What you should do: Restate the whole listing word for word. Pictures are left out.

Provided data:
━━━━━━━━━━
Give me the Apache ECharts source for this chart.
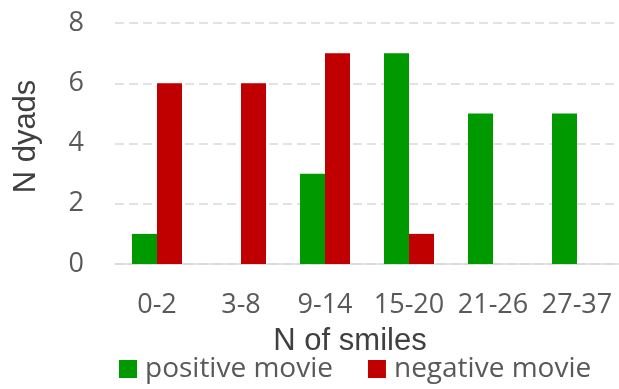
<!DOCTYPE html>
<html>
<head>
<meta charset="utf-8">
<script src="https://cdn.jsdelivr.net/npm/echarts@6/dist/echarts.min.js"></script>
<style>
  html, body { margin: 0; padding: 0; background: #fff; }
  #chart { width: 619px; height: 389px; }
</style>
</head>
<body>
<div id="chart"></div>
<script>
// Smile-count bins and number of dyads per movie condition
const categories = ['0-2', '3-8', '9-14', '15-20', '21-26', '27-37'];
const positiveMovie = [1, 0, 3, 7, 5, 5];
const negativeMovie = [6, 6, 7, 1, 0, 0];
const yTicks = [0, 2, 4, 6, 8];

const tickFont = { fontFamily: 'Open Sans', fontSize: 27, color: '#595959' };
const nameFont = { fontFamily: 'Liberation Sans', fontSize: 31, color: '#404040' };

const chart = echarts.init(document.getElementById('chart'), null, { renderer: 'canvas' });
chart.setOption({
  animation: false,
  grid: { left: 115, right: 0, top: 23, bottom: 125 },
  legend: {
    left: 119, top: 355, padding: 0,
    itemWidth: 18, itemHeight: 18, itemGap: 35,
    icon: 'rect',
    textStyle: { fontFamily: 'Open Sans', fontSize: 28, color: '#595959', padding: [0, 0, 0, 3] },
    data: ['positive movie', 'negative movie']
  },
  xAxis: {
    type: 'category',
    data: categories,
    name: 'N of smiles',
    nameLocation: 'middle',
    nameGap: 62,
    nameTextStyle: Object.assign({ padding: [0, 34, 0, 0] }, nameFont),
    axisLine: { lineStyle: { color: '#d9d9d9', width: 1.5 } },
    axisTick: { show: false },
    axisLabel: Object.assign({ margin: 28, interval: 0 }, tickFont)
  },
  yAxis: {
    type: 'value',
    min: yTicks[0], max: yTicks[yTicks.length - 1], interval: 2,
    name: 'N dyads',
    nameLocation: 'middle',
    nameGap: 73,
    nameRotate: 90,
    nameTextStyle: Object.assign({ padding: [0, 0, 0, 14] }, nameFont),
    axisLine: { show: false },
    axisTick: { show: false },
    axisLabel: Object.assign({ margin: 31 }, tickFont),
    splitLine: { lineStyle: { color: '#d9d9d9', width: 1.5, type: [9, 5] } }
  },
  series: [
    {
      name: 'positive movie', type: 'bar', data: positiveMovie,
      barWidth: 25, barGap: '0%',
      itemStyle: { color: '#009900' }
    },
    {
      name: 'negative movie', type: 'bar', data: negativeMovie,
      barWidth: 25, barGap: '0%',
      itemStyle: { color: '#c00000' }
    }
  ]
});
</script>
</body>
</html>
━━━━━━━━━━
Reply to the task:
Give me the Apache ECharts source for this chart.
<!DOCTYPE html>
<html>
<head>
<meta charset="utf-8">
<script src="https://cdn.jsdelivr.net/npm/echarts@6/dist/echarts.min.js"></script>
<style>
  html, body { margin: 0; padding: 0; background: #fff; }
  #chart { width: 619px; height: 389px; }
</style>
</head>
<body>
<div id="chart"></div>
<script>
// Smile-count bins and number of dyads per movie condition
const categories = ['0-2', '3-8', '9-14', '15-20', '21-26', '27-37'];
const positiveMovie = [1, 0, 3, 7, 5, 5];
const negativeMovie = [6, 6, 7, 1, 0, 0];
const yTicks = [0, 2, 4, 6, 8];

const tickFont = { fontFamily: 'Open Sans', fontSize: 27, color: '#595959' };
const nameFont = { fontFamily: 'Liberation Sans', fontSize: 31, color: '#404040' };

const chart = echarts.init(document.getElementById('chart'), null, { renderer: 'canvas' });
chart.setOption({
  animation: false,
  grid: { left: 115, right: 0, top: 23, bottom: 125 },
  legend: {
    left: 119, top: 355, padding: 0,
    itemWidth: 18, itemHeight: 18, itemGap: 35,
    icon: 'rect',
    textStyle: { fontFamily: 'Open Sans', fontSize: 28, color: '#595959', padding: [0, 0, 0, 3] },
    data: ['positive movie', 'negative movie']
  },
  xAxis: {
    type: 'category',
    data: categories,
    name: 'N of smiles',
    nameLocation: 'middle',
    nameGap: 62,
    nameTextStyle: Object.assign({ padding: [0, 34, 0, 0] }, nameFont),
    axisLine: { lineStyle: { color: '#d9d9d9', width: 1.5 } },
    axisTick: { show: false },
    axisLabel: Object.assign({ margin: 28, interval: 0 }, tickFont)
  },
  yAxis: {
    type: 'value',
    min: yTicks[0], max: yTicks[yTicks.length - 1], interval: 2,
    name: 'N dyads',
    nameLocation: 'middle',
    nameGap: 73,
    nameRotate: 90,
    nameTextStyle: Object.assign({ padding: [0, 0, 0, 14] }, nameFont),
    axisLine: { show: false },
    axisTick: { show: false },
    axisLabel: Object.assign({ margin: 31 }, tickFont),
    splitLine: { lineStyle: { color: '#d9d9d9', width: 1.5, type: [9, 5] } }
  },
  series: [
    {
      name: 'positive movie', type: 'bar', data: positiveMovie,
      barWidth: 25, barGap: '0%',
      itemStyle: { color: '#009900' }
    },
    {
      name: 'negative movie', type: 'bar', data: negativeMovie,
      barWidth: 25, barGap: '0%',
      itemStyle: { color: '#c00000' }
    }
  ]
});
</script>
</body>
</html>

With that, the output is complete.